OT: M-Audio or MOTU

LarryP wrote on 11/8/2003, 7:22 PM
I’m about to purchase 24 channels of line level input for live recording and would appreciate your comments. I’ve narrowed it down to 3 M-Audio 1010’s or an MOTU 24I/O. After reading past posts here and Usenet each vendor has had their problems and both seem to be working better now. The O/S is XP and the motherboard is an Intel PE845.

On the M-Audio 1010 there were some driver issues with Vegas and some questions about sample accurate syncing of multiple units. MOTU has had poor customer support and a PCI problem, especially with VIA chips, which seems fixed with the new PCI-424 card.

I would really appreciate hearing from Vegas users how multiple 1010’s are working and are they staying in sync and how the 24I/O is working before I plunk down the money next week.

Many Thanks.

Larry Pajakowski

Comments

Rednroll wrote on 11/10/2003, 7:20 AM
I haven't used either, but I'll voice my opinion on MOTU, since I use their midi interfaces. MOTU is a MAC based company first with the PC side being second hand to them. So the point I'm trying to make is if getting good driver support is a purchashing issue with you I would recommend your M-audio choice. Before Win XP was released, I wanted to update my win98 system to Win2k. Motu released OSX updates, but never released win2k drivers. They never released new drivers until Win XP was released, so I was forced to stay with Win98, then finally was able to jump to XP, or go out and purchase new midi interfaces. So if you can wait 3 years for a driver update, then go with the MOTU.

Actually I'm wondering why you haven't considered the echo Laylas? I've been using dual Echo cards for years with rock solid sync. Vegas prorammers have even mentioned in these forums that Echo drivers are the best written drivers available and work great with Vegas.

Goto www.echaudio.com
zemlin wrote on 11/10/2003, 10:31 AM
I have a 24i rather than the 24i/o, but I'm happy as a clam wih V4 doing multitrack recording with the ASIO drivers.

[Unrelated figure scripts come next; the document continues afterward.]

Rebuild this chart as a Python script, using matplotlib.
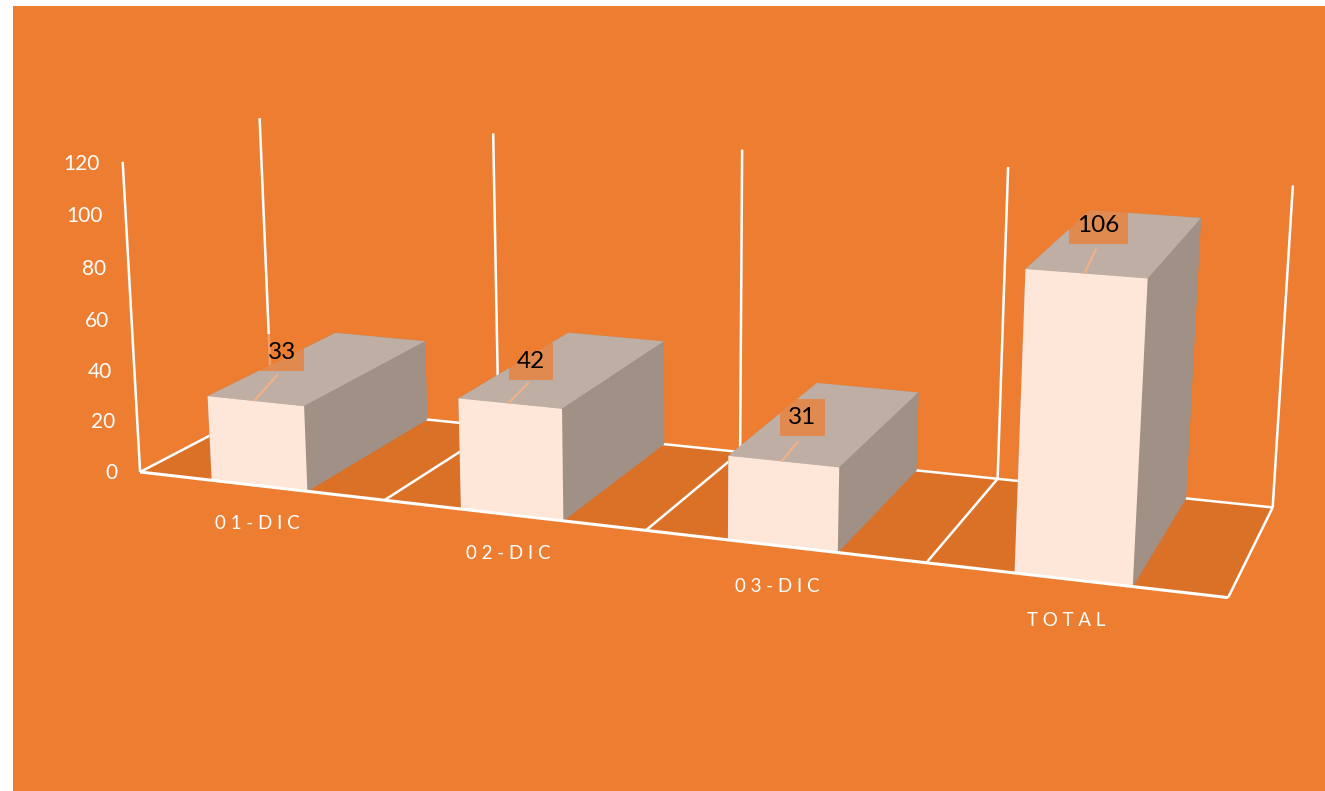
import numpy as np
import matplotlib
matplotlib.use('Agg')
import matplotlib.pyplot as plt
from mpl_toolkits.mplot3d import Axes3D
from mpl_toolkits.mplot3d.art3d import Poly3DCollection, Line3DCollection

categories = ['01-DIC', '02-DIC', '03-DIC', 'TOTAL']
values = [33, 42, 31, 106]
ticks = [0, 20, 40, 60, 80, 100, 120]
label_lift = [13, 10.5, 9.7, 12]
label_depth = [.22, .2, .225, .2]

# Camera of the chart: (category, depth, value) -> image pixels
camera = np.array([
    [2.31636098e+02, 1.56719322e+02, -1.77342746e-01, 1.40108642e+02],
    [1.17581737e+01, -3.12683302e+01, -2.62734395e+00, 4.71995391e+02],
    [-3.28670780e-02, 9.27139623e-02, -2.62235942e-04, 1.0],
])
M = np.vstack([camera[0], camera[1], camera[2] - np.array([0, 0, 0, 1.0]), camera[2]])


def project(x, y, z):
    h = camera @ np.array([x, y, z, 1.0])
    return h[0] / h[2], h[1] / h[2]


fig = plt.figure(figsize=(13.25, 7.91), dpi=100, facecolor='white')
ax = fig.add_axes([13 / 1325, 0, 1312 / 1325, 785 / 791], projection='3d', facecolor='#ED7D31')
ax.apply_aspect = lambda position=None: None
ax.get_proj = lambda: M
ax.viewLim.intervalx = (13, 1325)
ax.viewLim.intervaly = (791, 6)
ax.set_xticks([])
ax.set_yticks([])
ax.set_zticks([])
ax.set_axis_off()
ax.computed_zorder = False

n = len(values)
top = ticks[-1]

floor = Poly3DCollection([[(0, 0, 0), (n, 0, 0), (n, 1, 0), (0, 1, 0)]],
                         facecolor='#DB7027', edgecolor='none', zorder=1)
ax.add_collection3d(floor)

frame = [[(0, 1, 0), (n, 1, 0)], [(0, 0, 0), (0, 0, top)]]
for i in range(n + 1):
    frame.append([(i, 1, 0), (i, 1, top)])
    frame.append([(i, 0, 0), (i, 1, 0)])
ax.add_collection3d(Line3DCollection(frame, colors='white', linewidths=1.8, zorder=2))

xs = np.arange(n) + 0.30
face = ['#A19085', '#BFAEA3', '#FEE6D8', '#A19085', '#A19085', '#A19085']
ax.bar3d(xs, np.zeros(n), np.zeros(n), 0.392, 1, values, color=face * n, shade=False,
         edgecolor='none', linewidth=0, zorder=3)

ax.add_collection3d(Line3DCollection([[(0, 0, 0), (n, 0, 0)]], colors='white', linewidths=2.2, zorder=4))

leaders = [[(i + .49, 0, v), (i + .49, .18, v + lift - 7.5)]
           for i, (v, lift) in enumerate(zip(values, label_lift))]
ax.add_collection3d(Line3DCollection(leaders, colors='#F4B183', linewidths=1.5, zorder=5))

for i, (v, lift, depth) in enumerate(zip(values, label_lift, label_depth)):
    u, w = project(i + .49, depth, v + lift)
    ax.text2D(u, w, str(v), transform=ax.transData, ha='center', va='center', family='Lato',
              fontsize=17.5, color='black', zorder=6,
              bbox=dict(boxstyle='square,pad=0.33', fc='#ED7D31', ec='none', alpha=.73))
    u, w = project(i + .48, 0, -15)
    ax.text2D(u, w, ' '.join(categories[i]), transform=ax.transData, ha='center', va='center',
              family='Lato', fontsize=13.5, color='white', zorder=6)
for t in ticks:
    u, w = project(-.095, 0, t - 1.3)
    ax.text2D(u, w, str(t), transform=ax.transData, ha='right', va='center', family='Lato',
              fontsize=15, color='white', zorder=6)

fig.savefig('out.png', dpi=100, facecolor='white')
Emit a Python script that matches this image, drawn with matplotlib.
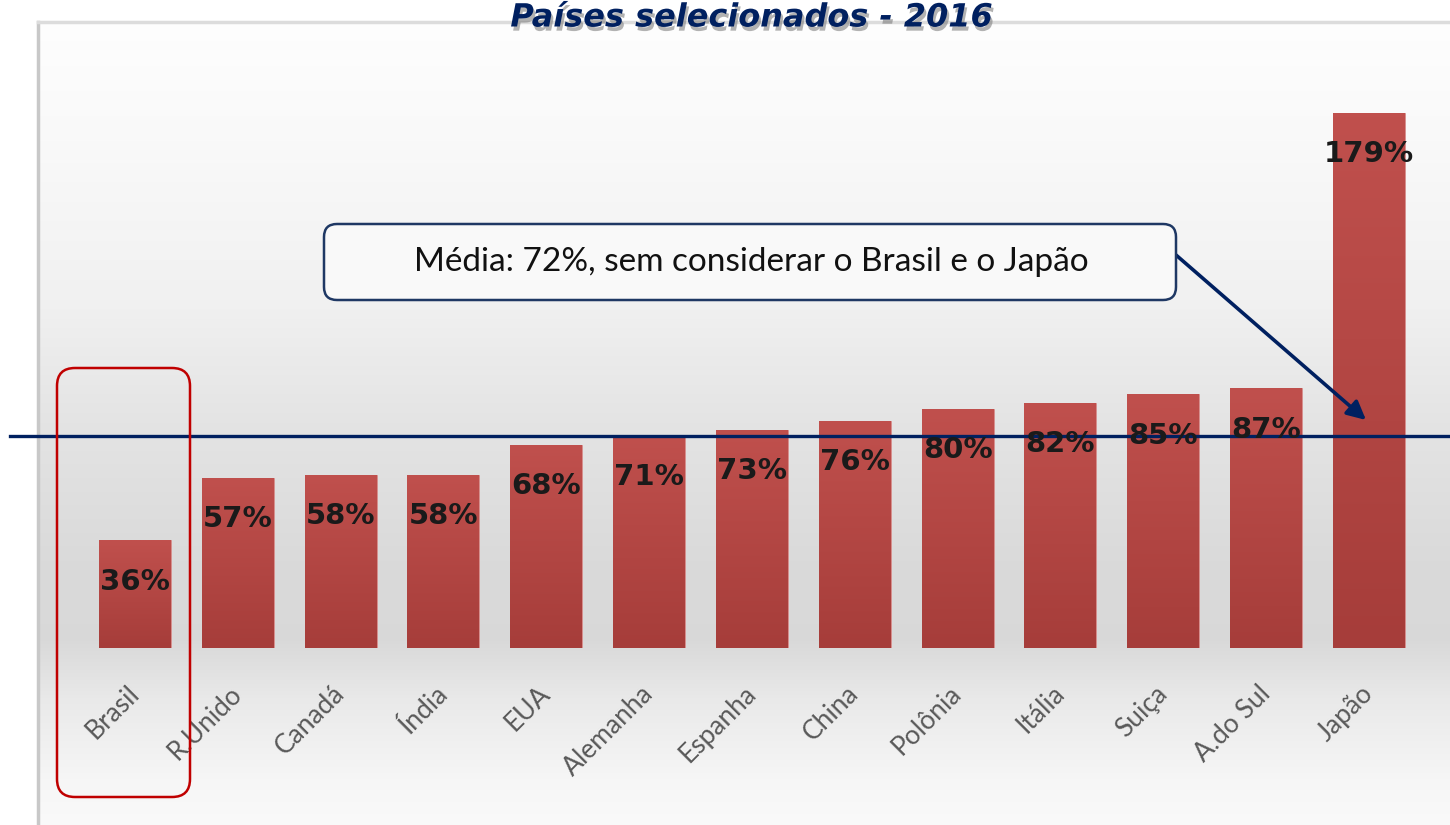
import numpy as np
import matplotlib
matplotlib.use('Agg')
import matplotlib.pyplot as plt
from matplotlib.patches import FancyBboxPatch
import matplotlib.patheffects as pe
from matplotlib.colors import LinearSegmentedColormap

# ---- data ----
countries = ['Brasil', 'R.Unido', 'Canadá', 'Índia', 'EUA', 'Alemanha', 'Espanha',
             'China', 'Polônia', 'Itália', 'Suiça', 'A.do Sul', 'Japão']
values = [36, 57, 58, 58, 68, 71, 73, 76, 80, 82, 85, 87, 179]
value_labels = [f'{v}%' for v in values]
mean_line = 71
title = 'Países selecionados - 2016'
note = 'Média: 72%, sem considerar o Brasil e o Japão'

W, H = 14.5, 8.25
DPI = 100
fig = plt.figure(figsize=(W, H), dpi=DPI)
fig.patch.set_facecolor('white')

# ---- background panel with vertical gradient ----
top_px = 22
bg = fig.add_axes([38 / 1450, 0, 1 - 38 / 1450, (825 - top_px) / 825], zorder=0)
rows = np.arange(top_px, 826)
stop_px = [22, 150, 300, 420, 560, 640, 700, 780, 825]
stop_v = [0.995, 0.975, 0.945, 0.895, 0.855, 0.85, 0.915, 0.965, 0.98]
g = np.interp(rows, stop_px, stop_v)
img = np.repeat(g[:, None], 3, axis=1)[:, None, :]
bg.imshow(img, aspect='auto', extent=[0, 1, 0, 1], interpolation='bilinear')
bg.set_xticks([]); bg.set_yticks([])
for s in ['right', 'bottom']:
    bg.spines[s].set_visible(False)
bg.spines['left'].set_color('#c8c8c8'); bg.spines['left'].set_linewidth(2.5)
bg.spines['top'].set_color('#dcdcdc'); bg.spines['top'].set_linewidth(2.5)

# ---- main axes ----
px_per_unit = 2.99
pitch = 102.83
ax = fig.add_axes([0, (825 - 648) / 825, 1, (648 - 30) / 825], zorder=1)
ax.patch.set_alpha(0)
x = np.arange(len(countries))
xlim = (-135 / pitch, (1450 - 135) / pitch)
ylim = (0, (648 - 30) / px_per_unit)

bars = ax.bar(x, values, width=0.7, color='#b8474a', edgecolor='#d8908e',
              linewidth=0.6, zorder=2)
cmap = LinearSegmentedColormap.from_list('bar', ['#a63d3a', '#c0504d'])
grad = np.linspace(0, 1, 100)[:, None]
for b in bars:
    x0, w, h = b.get_x(), b.get_width(), b.get_height()
    im = ax.imshow(grad, extent=[x0, x0 + w, 0, h], origin='lower', aspect='auto',
                   cmap=cmap, zorder=2.1, interpolation='bilinear')
    im.set_clip_path(b)

for i, (v, lbl) in enumerate(zip(values, value_labels)):
    ax.annotate(lbl, (x[i], v), xytext=(0, -30), textcoords='offset points',
                ha='center', va='center', fontsize=21, fontweight='bold',
                color='#1a1a1a', zorder=5)

ax.axhline(mean_line, xmin=10 / 1450, xmax=1, color='#002060', lw=2.4, zorder=4)

ax.set_xlim(*xlim)
ax.set_ylim(*ylim)
ax.set_yticks([])
ax.set_xticks(x)
ax.set_xticklabels(countries, rotation=45, ha='right', va='center',
                   rotation_mode='anchor', fontsize=19, color='#595959', family='Lato')
ax.tick_params(axis='x', length=0, pad=30)
for s in ax.spines.values():
    s.set_visible(False)

# ---- title ----
fig.text(752 / 1450, 1 - 18 / 825, title, ha='center', va='center', fontsize=23,
         fontweight='bold', style='italic', color='#002060', zorder=10,
         path_effects=[pe.withSimplePatchShadow(offset=(1.5, -3), shadow_rgbFace='#808080',
                                                alpha=0.6)])

# ---- note box ----
box = FancyBboxPatch((3.24, 5.25), 8.52, 0.76, boxstyle='round,pad=0,rounding_size=0.13',
                     transform=fig.dpi_scale_trans, fc='#f9f9f9', ec='#1f3864', lw=1.8,
                     zorder=6)
fig.add_artist(box)
fig.text(7.51, 5.63, note, transform=fig.dpi_scale_trans, ha='center', va='center',
         fontsize=24, family='Lato', color='#111111', zorder=7)

ax.annotate('', xy=(13.66, 4.05), xycoords=fig.dpi_scale_trans,
            xytext=(11.76, 5.70), textcoords=fig.dpi_scale_trans,
            arrowprops=dict(arrowstyle='-|>', color='#002060', lw=2.6,
                            mutation_scale=28, shrinkA=0, shrinkB=0), zorder=6)

# ---- highlight Brasil ----
rect = FancyBboxPatch((0.57, 0.28), 1.33, 4.29, boxstyle='round,pad=0,rounding_size=0.18',
                      transform=fig.dpi_scale_trans, fc='none', ec='#c00000', lw=1.8,
                      zorder=8)
fig.add_artist(rect)

fig.savefig('out.png', dpi=DPI)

Perfect sync, no dropouts (not a single sample lost on any track) on a 24 track (24 bit/44.1K) test recording 2 hours long. I've used it many times in the field for recording live bands without a hitch. Also works well in a multitrack studio environment.

I run XP, my motherboard is an ASUS P4B266 with a 1.8G 256k CPU. (845D)
Geoff_Wood wrote on 11/10/2003, 3:48 PM
MOTU drivers have been pretty good on Windows for the last few years now. On audio devices at least ....

geoff
jbirch1 wrote on 11/10/2003, 7:05 PM
Larry,
I have no other working experiences, so I can't really compare, but my set up here works fine. I have the motu 24 i/o working on a dell p4 with vegas.
Good Luck,
Jim
LarryP wrote on 11/10/2003, 8:29 PM
I ordered the 24I/O.

Thanks.

Larry
AFSDMS wrote on 11/25/2003, 8:41 AM
Sorry I missed deadline on this :-) Here's my experience. . .

I have a Delta 1010 and had good luck recording 8-tracks live using Vegas 2. But the possibility of a Windows crash (which never happened over many hours of live recordings, thank heavens!) had me stressed so, for little more than the cost of 2 more 1010s, I got a Mackie MDR-2494 24-track digital recorder.

For a couple years the PCs/DAWs have stayed at home and the 24-track goes to a gig. At home the MDR (now discontinued, of course :-) plugs into the Ethernet 100 network and I transfer all the 24bit/48 kHz .WAV files to the DAW.
adowrx wrote on 11/28/2003, 4:24 PM
I see this has been up for a while, thought I'd give my 2 cents, anyway. When using cables for the 24i, I couldn't fit 24 Neutrik TRS cables all in a row. (Not enough space, UHHHHH). Switchcraft connectors do fit, however. As far as performance, my 24i and 2408 work very well, indeed w/VV 3.0 and Cubase as well.

-Joe
LarryP wrote on 11/28/2003, 5:43 PM
Well I bought the 24i/o and so far so good. One nice feature is the built in mixer which will come in handy for the "safety net" recording I'm doing of a live concert next year. Never hurts to have a backup recording.